1. Anrechnungsbestimmung
Rz. 85
Die Anwendbarkeit des § 2315 BGB setzt voraus, dass der Erblasser eine Zuwendung mit der Bestimmung gemacht hat, dass diese auf den Pflichtteilsanspruch anzurechnen ist. Zeitlich muss die Anrechnungsbestimmung gleichzeitig mit der Zuwendung dem Empfänger zugehen. Sie kann aber auch vorher (durch Vorbehalt) für eine oder mehrere später beabsichtigte Zuwendungen erfolgen und auch von einer Bedingung abhängig gemacht werden. Nicht möglich ist es nach h.M., die Anrechnungsbestimmung erst nach der Zuwendung zu erklären. Etwas anderes gilt nur dann, wenn die Voraussetzungen einer Pflichtteilsentziehung nach §§ 2333 ff. BGB vorliegen. Der Erblasser und der Beschenkte können aber einvernehmlich eine Anrechnungsbestimmung auch im Nachhinein vereinbaren. Eine solche nachträgliche Vereinbarung zwischen dem Erblasser und dem Pflichtteilsberechtigten muss jedoch in der Form des Erb- und Pflichtteilsverzichtsvertrages erfolgen. Eine nachträgliche Anordnung kann hierneben auch unter den Voraussetzungen der Pflichtteilsentziehung erfolgen. Der Erblasser kann eine einmal getroffene Anrechnungsbestimmung nachträglich formlos oder durch einseitige Verfügung, auch von Todes wegen, wieder aufheben. Bei einer unentgeltlichen Zuwendung an einen Minderjährigen führt die Anrechnungsbestimmung nach der Rspr. des BGH nicht dazu, dass diese i.S.v. § 107 BGB als rechtlich nachteilig zu bewerten ist.
Rz. 86
Für die Annahme einer stillschweigenden Anrechnungsbestimmung i.S.v. § 2315 Abs. 1 BGB ist es erforderlich, dass ein Verhalten des Erblassers feststeht, also unstreitig, zugestanden oder erwiesen ist, das der Empfänger der Zuwendung spätestens bei ihrer Entgegennahme als Bestimmung der Anrechnung deuten musste. Die bloße Zuwendung genügt nicht. Es muss die ausdrückliche oder stillschweigende Anrechnungsbestimmung zu ihr hinzutreten. Dafür, dass der Erblasser eine solche Bestimmung getroffen hatte, spricht auch selbst bei höheren Zuwendungen kein Anscheinsbeweis.
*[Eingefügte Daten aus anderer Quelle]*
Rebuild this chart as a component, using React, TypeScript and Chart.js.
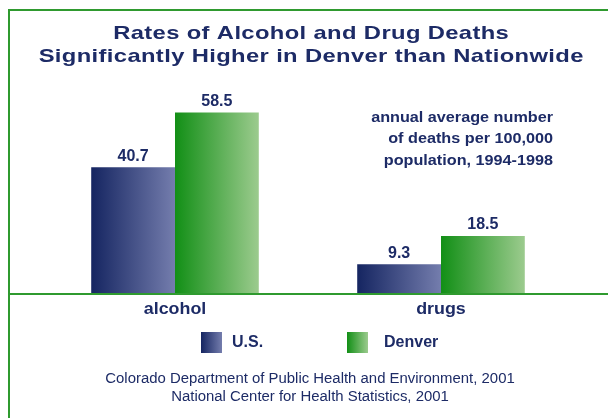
import React, { useEffect, useRef } from "react";
import { Chart, registerables } from "chart.js";

Chart.register(...registerables);

const categories = ["alcohol", "drugs"];
const seriesNames = ["U.S.", "Denver"];
const usValues = [40.7, 9.3];
const denverValues = [58.5, 18.5];
const titleLines = [
  "Rates of Alcohol and Drug Deaths",
  "Significantly Higher in Denver than Nationwide",
];
const noteLines = [
  "annual average number",
  "of deaths per 100,000",
  "population, 1994-1998",
];
const sourceLines = [
  "Colorado Department of Public Health and Environment, 2001",
  "National Center for Health Statistics, 2001",
];

const NAVY = "#1d2b66";
const GREEN_LINE = "#2f9a2f";
const gradStops = [
  ["#152561", "#747dad"],
  ["#128f16", "#9ccb8e"],
];
const CAT_PCT = 0.63;
const FONT = "'Liberation Sans', Arial, Helvetica, sans-serif";

function hGrad(c: CanvasRenderingContext2D, x0: number, x1: number, stops: string[]) {
  const g = c.createLinearGradient(x0, 0, x1, 0);
  g.addColorStop(0, stops[0]);
  g.addColorStop(1, stops[1]);
  return g;
}

function barFill(ds: number) {
  return (ctx: any) => {
    const chart = ctx.chart;
    const xs = chart.scales && chart.scales.x;
    if (!xs || ctx.type !== "data" || !xs.width) return gradStops[ds][0];
    const center = xs.getPixelForValue(ctx.dataIndex);
    const catW = xs.width / categories.length;
    const barW = (catW * CAT_PCT) / 2;
    const left = ds === 0 ? center - barW : center;
    return hGrad(chart.ctx, left, left + barW, gradStops[ds]);
  };
}

function drawText(
  c: CanvasRenderingContext2D,
  text: string,
  x: number,
  y: number,
  font: string,
  align: CanvasTextAlign,
  sx = 1,
  ls = 0
) {
  c.save();
  c.translate(x, y);
  c.scale(sx, 1);
  c.font = font;
  (c as any).letterSpacing = `${ls}px`;
  c.textAlign = align;
  c.textBaseline = "middle";
  c.fillStyle = NAVY;
  let dx = 0;
  if (ls && align === "center") dx = ls / 2;
  if (ls && align === "right") dx = ls;
  c.fillText(text, dx, 0);
  c.restore();
}

const decorPlugin = {
  id: "decor",
  beforeDraw(chart: any) {
    const c: CanvasRenderingContext2D = chart.ctx;
    c.save();
    c.fillStyle = "#ffffff";
    c.fillRect(0, 0, chart.width, chart.height);
    c.restore();
  },
  afterDraw(chart: any) {
    const c: CanvasRenderingContext2D = chart.ctx;
    const xs = chart.scales.x;
    const ys = chart.scales.y;
    const base = ys.getPixelForValue(0);
    c.save();
    // frame
    c.strokeStyle = GREEN_LINE;
    c.lineWidth = 2;
    c.beginPath();
    c.moveTo(9, 418);
    c.lineTo(9, 10);
    c.lineTo(608, 10);
    c.stroke();
    // baseline
    c.beginPath();
    c.moveTo(8, base + 1);
    c.lineTo(608, base + 1);
    c.stroke();
    c.restore();

    // title
    titleLines.forEach((t, i) =>
      drawText(c, t, 311, 34 + i * 23, `bold 19px ${FONT}`, "center", 1.25, 0.3)
    );

    // note
    noteLines.forEach((t, i) =>
      drawText(c, t, 553, 117.5 + i * 21.5, `bold 15px ${FONT}`, "right", 1.08)
    );

    // values
    chart.data.datasets.forEach((ds: any, di: number) => {
      const meta = chart.getDatasetMeta(di);
      meta.data.forEach((el: any, i: number) => {
        drawText(c, String(ds.data[i]), el.x, el.y - 11, `bold 16px ${FONT}`, "center");
      });
    });

    // categories
    categories.forEach((cat, i) =>
      drawText(c, cat, xs.getPixelForValue(i), base + 16, `bold 17px ${FONT}`, "center", 1.05)
    );

    // legend
    const legend = [
      { x: 201, tx: 232 },
      { x: 347, tx: 384 },
    ];
    legend.forEach((l, i) => {
      c.save();
      c.fillStyle = hGrad(c, l.x, l.x + 21, gradStops[i]);
      c.fillRect(l.x, 332, 21, 21);
      c.restore();
      drawText(c, seriesNames[i], l.tx, 343, `bold 16px ${FONT}`, "left");
    });

    // source
    sourceLines.forEach((t, i) =>
      drawText(c, t, 310, 379 + i * 18, `14px ${FONT}`, "center", 1.065)
    );
  },
};

export default function App() {
  const ref = useRef<HTMLCanvasElement>(null);
  useEffect(() => {
    if (!ref.current) return;
    const chart = new Chart(ref.current, {
      type: "bar",
      data: {
        labels: categories,
        datasets: [
          { label: seriesNames[0], data: usValues, backgroundColor: barFill(0), borderWidth: 0 },
          { label: seriesNames[1], data: denverValues, backgroundColor: barFill(1), borderWidth: 0 },
        ],
      },
      options: {
        responsive: false,
        animation: false,
        devicePixelRatio: 1,
        layout: { padding: { left: 42, right: 34, top: 46, bottom: 125 } },
        datasets: { bar: { barPercentage: 1, categoryPercentage: CAT_PCT } },
        scales: {
          x: { display: false },
          y: { display: false, min: 0, max: 80 },
        },
        plugins: { legend: { display: false }, tooltip: { enabled: false }, title: { display: false } },
      },
      plugins: [decorPlugin],
    });
    return () => chart.destroy();
  }, []);
  return (
    <div style={{ position: "fixed", left: 0, top: 0, width: 608, height: 418 }}>
      <canvas ref={ref} width={608} height={418} />
    </div>
  );
}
2. Zuwendung an den Pflichtteilsberechtigten
Rz. 87
Die Zuwendung, die auf den Pflichtteil des Zuwendungsempfängers angerechnet werden soll, muss grundsätzlich auch ihm gegenüber erfolgen. Erfolgt die Zuwendung an den Ehegatten des Pflichtteilsberechtigten oder einen Dritten, so genügt dies grundsätzlich nicht, es sei denn, es handelt sich um einen sog. Anweisungsfall, bei dem zwar eine Leistung an einen Dritten erfolgt, der Pflichtteilsberechtigte aber zugleich einen Vermögensvorteil erhält. Erfolgt die Zuwendung durch Vertrag zugunsten Dritter, z.B. im Rahmen der Bezugsberechtigung einer Lebensversicherung, kann eine Anrechnungspflicht getroffen werden, wenn im Valutaverhältnis zum Pflichtteilsberechtigten eine freigebige Zuwendung vorliegt.
Rz. 88
Fällt der Abkömmling, der den anrechnungspflichtigen Vorempfang erhalten hat, vor oder nach dem Erbfall weg, dann trifft die Anrechnungspflicht nach § 2315 Abs. 3 i.V.m. § 2051 Abs. 1 BGB ausnahmsweise denjenigen Abkömmling des Erblassers, der an die Stelle des Weggefallenen tritt.